I found the height of the sandwich intimidating — the turkey was cut so thick my husband was sure it was pork at one point — but the taste was a fascinating deep dive of textures and spices.
3. The comforter: McNally’s Tavern’s ‘The Dickens’
Like McNally’s itself, the Chestnut Hill bar and restaurant’s year-round Thanksgiving sandwich, “The Dickens,” is a comfortable classic.
When I unwrapped the sandwich, which costs $14.40, I was greeted by a large, fluffy kaiser roll filled with fresh slices of turkey breast, stuffing, and cranberry jelly.

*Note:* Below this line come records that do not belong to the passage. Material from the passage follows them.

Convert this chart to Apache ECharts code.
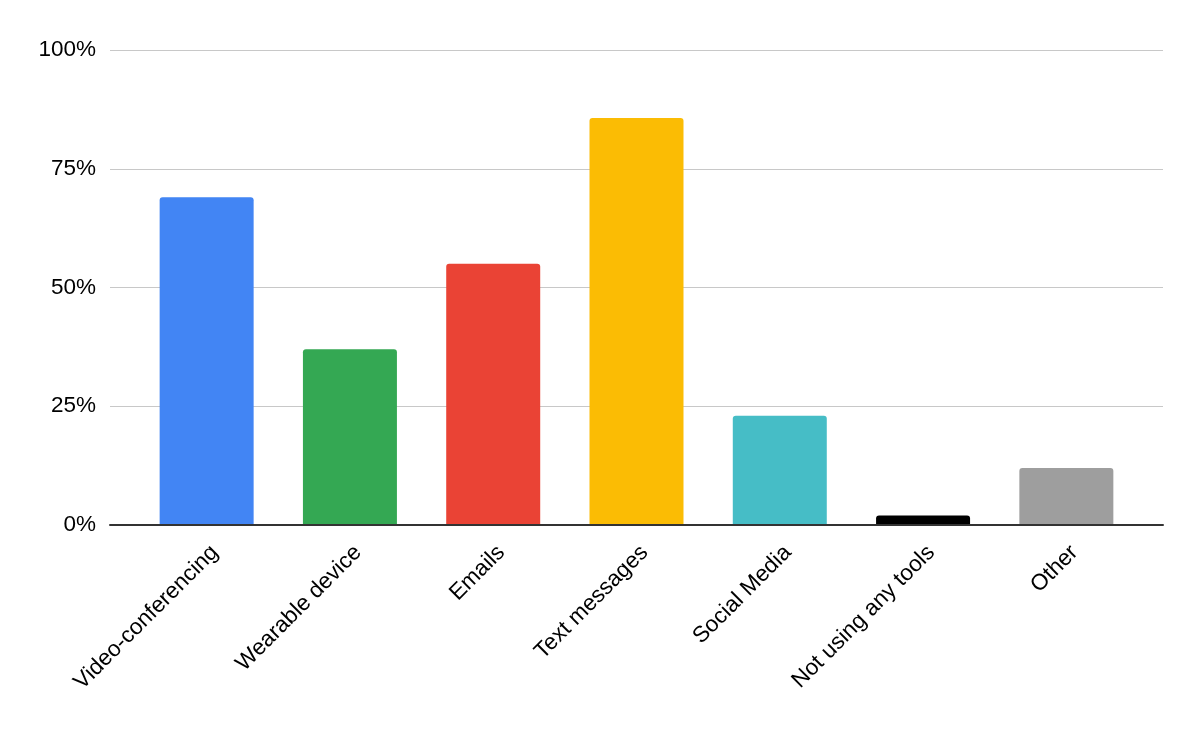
<!DOCTYPE html>
<html>
<head>
<meta charset="utf-8">
<style>html,body{margin:0;padding:0;background:#fff;}#c{width:1200px;height:742px;}</style>
<script src="https://cdn.jsdelivr.net/npm/echarts@6/dist/echarts.min.js"></script>
</head>
<body>
<div id="c"></div>
<script>
const categories = ["Video-conferencing", "Wearable device", "Emails", "Text messages", "Social Media", "Not using any tools", "Other"];
const values = [69, 37, 55, 85.7, 23, 2, 12];
const colors = ["#4285F4", "#34A853", "#EA4335", "#FBBC04", "#46BDC6", "#000000", "#9E9E9E"];
const yTicks = [0, 25, 50, 75, 100];

const font = 'Liberation Sans, Arial, sans-serif';
const chart = echarts.init(document.getElementById('c'));
chart.setOption({
  animation: false,
  grid: [
    { left: 110, right: 37, top: 50, bottom: 217 },
    { left: 135, right: 62, top: 50, bottom: 217 }
  ],
  xAxis: [
    {
      gridIndex: 0, type: 'value', min: 0, max: 1,
      axisLine: { show: true, onZero: false, lineStyle: { color: '#333333', width: 2 } },
      axisTick: { show: false }, axisLabel: { show: false }, splitLine: { show: false }, z: 5
    },
    {
      gridIndex: 1, type: 'category', data: categories,
      axisLine: { show: false }, axisTick: { show: false },
      axisLabel: { rotate: 45, fontSize: 22.5, color: '#000', fontFamily: font, margin: 16, interval: 0, verticalAlign: 'top' }
    }
  ],
  yAxis: [
    {
      gridIndex: 0, type: 'value', min: 0, max: 100, interval: 25,
      axisLine: { show: false }, axisTick: { show: false },
      splitLine: { lineStyle: { color: '#c8c8c8', width: 1.2 } },
      axisLabel: { fontSize: 22.5, color: '#000', fontFamily: font, margin: 14, padding: [4, 0, 0, 0],
        formatter: v => yTicks.includes(v) ? v + '%' : '' }
    },
    {
      gridIndex: 1, type: 'value', min: 0, max: 100, interval: 25, show: false, splitLine: { show: false }
    }
  ],
  series: [{
    type: 'bar', xAxisIndex: 1, yAxisIndex: 1,
    data: values.map((v, i) => ({ value: v, itemStyle: { color: colors[i] } })),
    barCategoryGap: '34.4%',
    itemStyle: { borderRadius: [3, 3, 0, 0] }
  }]
});
</script>
</body>
</html>
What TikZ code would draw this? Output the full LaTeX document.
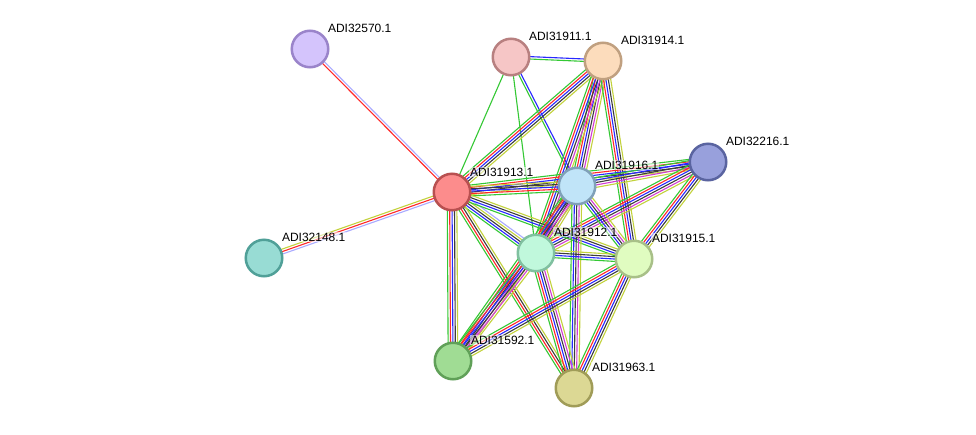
\documentclass[tikz,border=0pt]{standalone}
\usepackage{fontspec}
\setmainfont{Liberation Sans}
\usetikzlibrary{calc}
\pgfdeclarelayer{bg}
\pgfsetlayers{bg,main}
\definecolor{sgr}{RGB}{52,200,52}
\definecolor{sre}{RGB}{255,40,40}
\definecolor{sbl}{RGB}{40,40,255}
\definecolor{sbk}{RGB}{60,60,60}
\definecolor{smg}{RGB}{210,60,210}
\definecolor{syl}{RGB}{195,210,60}
\definecolor{slv}{RGB}{170,170,255}
\newcommand\sedge[3]{%
  \foreach \c [count=\n] in {#3} {\xdef\nc{\n}}%
  \foreach \c [count=\i] in {#3} {%
    \pgfmathsetmacro\off{(\i-(\nc+1)/2)*2.4}%
    \draw[draw=\c, line width=1.1pt] ($(#1.center)!\off pt!90:(#2.center)$) -- ($(#2.center)!\off pt!-90:(#1.center)$);
  }%
}
\tikzset{
  prot/.style={circle, minimum size=36.5pt, inner sep=0pt, line width=2.5pt},
  lbl/.style={anchor=base west, font=\fontsize{12}{14}\selectfont, fill=white, fill opacity=0.55, text opacity=1, inner sep=0.8pt},
}
\begin{document}
\begin{tikzpicture}[x=1pt,y=-1pt]
\useasboundingbox (0,0) rectangle (976,434);
% nodes
\node[prot, draw={rgb,255:red,154;green,132;blue,202}, fill={rgb,255:red,212;green,196;blue,252}] (A) at (310,49) {};
\node[prot, draw={rgb,255:red,184;green,128;blue,128}, fill={rgb,255:red,246;green,198;blue,198}] (B) at (511,57) {};
\node[prot, draw={rgb,255:red,192;green,160;blue,128}, fill={rgb,255:red,252;green,220;blue,188}] (C) at (603,61) {};
\node[prot, draw={rgb,255:red,90;green,100;blue,160}, fill={rgb,255:red,152;green,160;blue,220}] (D) at (708,162) {};
\node[prot, draw={rgb,255:red,184;green,80;blue,80}, fill={rgb,255:red,252;green,140;blue,140}] (E) at (452,192) {};
\node[prot, draw={rgb,255:red,128;green,160;blue,184}, fill={rgb,255:red,192;green,228;blue,248}] (F) at (577,186) {};
\node[prot, draw={rgb,255:red,80;green,160;blue,152}, fill={rgb,255:red,152;green,220;blue,212}] (G) at (264,258) {};
\node[prot, draw={rgb,255:red,128;green,192;blue,160}, fill={rgb,255:red,192;green,248;blue,220}] (H) at (536,253) {};
\node[prot, draw={rgb,255:red,168;green,192;blue,136}, fill={rgb,255:red,224;green,252;blue,192}] (I) at (634,259) {};
\node[prot, draw={rgb,255:red,96;green,160;blue,88}, fill={rgb,255:red,160;green,220;blue,148}] (J) at (453,361) {};
\node[prot, draw={rgb,255:red,160;green,156;blue,88}, fill={rgb,255:red,220;green,216;blue,148}] (K) at (574,388) {};
% edges
\begin{pgfonlayer}{bg}
\fill[white] (0,0) rectangle (976,434);
\sedge{A}{E}{sre,slv}
\sedge{E}{G}{syl,sre,slv}
\sedge{B}{C}{sgr,sbl}
\sedge{B}{E}{sgr}
\sedge{B}{H}{sgr}
\sedge{B}{F}{sgr,sbl}
\sedge{C}{E}{sgr,sre,sbl,sbk,syl}
\sedge{C}{F}{sgr,sre,sbl,sbk,smg,syl}
\sedge{C}{H}{sgr,sre,sbl,sbk,smg,syl}
\sedge{C}{I}{sgr,sre,sbl,sbk,syl}
\sedge{D}{E}{sgr,sre,sbl,sbk,syl}
\sedge{D}{F}{sgr,sbl,sbk,smg,syl}
\sedge{D}{H}{sgr,sre,sbl,sbk,smg,syl}
\sedge{D}{I}{sgr,sre,sbl,sbk,syl}
\sedge{E}{F}{sgr,sre,sbl,sbk,syl}
\sedge{E}{H}{sgr,sbl,sbk,syl,slv}
\sedge{E}{I}{sgr,sbl,sbk,syl}
\sedge{E}{J}{sgr,sre,sbl,sbk,syl}
\sedge{E}{K}{sgr,sre,sbk,syl}
\sedge{F}{H}{sgr,sre,sbl,sbk,smg,syl}
\sedge{F}{I}{sgr,sbl,sbk,smg,syl}
\sedge{F}{J}{sgr,sre,sbl,sbk,smg,syl}
\sedge{F}{K}{sgr,sbl,sbk,smg,syl}
\sedge{H}{I}{sgr,sbl,sbk,syl}
\sedge{H}{J}{sgr,sre,sbl,sbk,smg,syl}
\sedge{H}{K}{sgr,sre,sbl,sbk,smg,syl}
\sedge{I}{J}{sgr,sre,sbl,sbk,syl}
\sedge{I}{K}{sgr,sre,sbl,sbk,syl}
\end{pgfonlayer}
% labels
\node[lbl] (lA) at ($(A.center)+(17,-17)$) {ADI32570.1};
\node[lbl] (lB) at ($(B.center)+(17,-17)$) {ADI31911.1};
\node[lbl] (lC) at ($(C.center)+(17,-17)$) {ADI31914.1};
\node[lbl] (lD) at ($(D.center)+(17,-17)$) {ADI32216.1};
\node[lbl] (lE) at ($(E.center)+(17,-16)$) {ADI31913.1};
\node[lbl] (lF) at ($(F.center)+(17,-17)$) {ADI31916.1};
\node[lbl] (lG) at ($(G.center)+(17,-17)$) {ADI32148.1};
\node[lbl] (lH) at ($(H.center)+(17,-17)$) {ADI31912.1};
\node[lbl] (lI) at ($(I.center)+(17,-17)$) {ADI31915.1};
\node[lbl] (lJ) at ($(J.center)+(17,-17)$) {ADI31592.1};
\node[lbl] (lK) at ($(K.center)+(17,-17)$) {ADI31963.1};
\end{tikzpicture}
\end{document}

I usually prefer cranberry sauce, but I was surprised at how well the thick slices of jelly worked.
While the Dickens was simple, it was also the closest to my homemade version. Given the fluffiness of the roll, I both wanted to cuddle up inside of this sandwich and curl up after eating it.
2. The suburban superstar: Capriotti’s ‘The Bobbie’
Vince Hughes (Remember him? He’s the reader who started me on this gastronomical journey) told no lies when he extolled the virtues of this Wilmington-based chain’s amazing year-round Thanksgiving hoagie.
The Bobbie features shredded turkey (which makes for easier eating), cranberry sauce, stuffing, and mayo on an Italian hoagie roll. I got the eight-inch heated version (the “Hot Bobbie”) for $10.19 and was not only floored by the taste and quality, but by the sandwich’s ability to keep it all together during the consumption process.
While there aren’t any Capriotti’s in Philly, there are several across Delaware, Chester, and Montgomery Counties, and in Delaware.
If you live in the suburbs, this is no-brainer for Thanksgiving hoagies, and if you live in the city, it’s worth the drive.
1. The real deal: Fink’s Hoagies’ ‘Finksgiving’
“Every time you drive by Wawa after you eat this, you’ll roll down your window and boo at them,” owner Dennis Fink told me, when I went to pick up my “Finksgiving” hoagie.
Fink, 76, who works seven days a week at his shop at 4633 Princeton Ave. in the Tacony section of Northeast Philly, lives up to his reputation as a classic Philadelphian — cantankerous yet kind, with a biting sense of humor.
He started making his Finksgiving hoagie, which is available from late October until the beginning of December, about seven years ago.
“We cook the turkey here ourselves; we’re the real deal,” he said.
I was wowed by the size and beauty of my half hoagie, which cost only $8. It came on a Liscio’s seeded roll with turkey, stuffing, house-made cranberry mayo, and gravy, which I requested on the side. I even got a complimentary peppermint candy (score!).
While the stuffing and turkey were more intertwined than I’d like, overall it was a fantastic Thanksgiving hoagie. Not only was it a great meal, it was by far the cheapest and the only one served to me by the owner, which is why, as Fink said, it’s “the real deal.”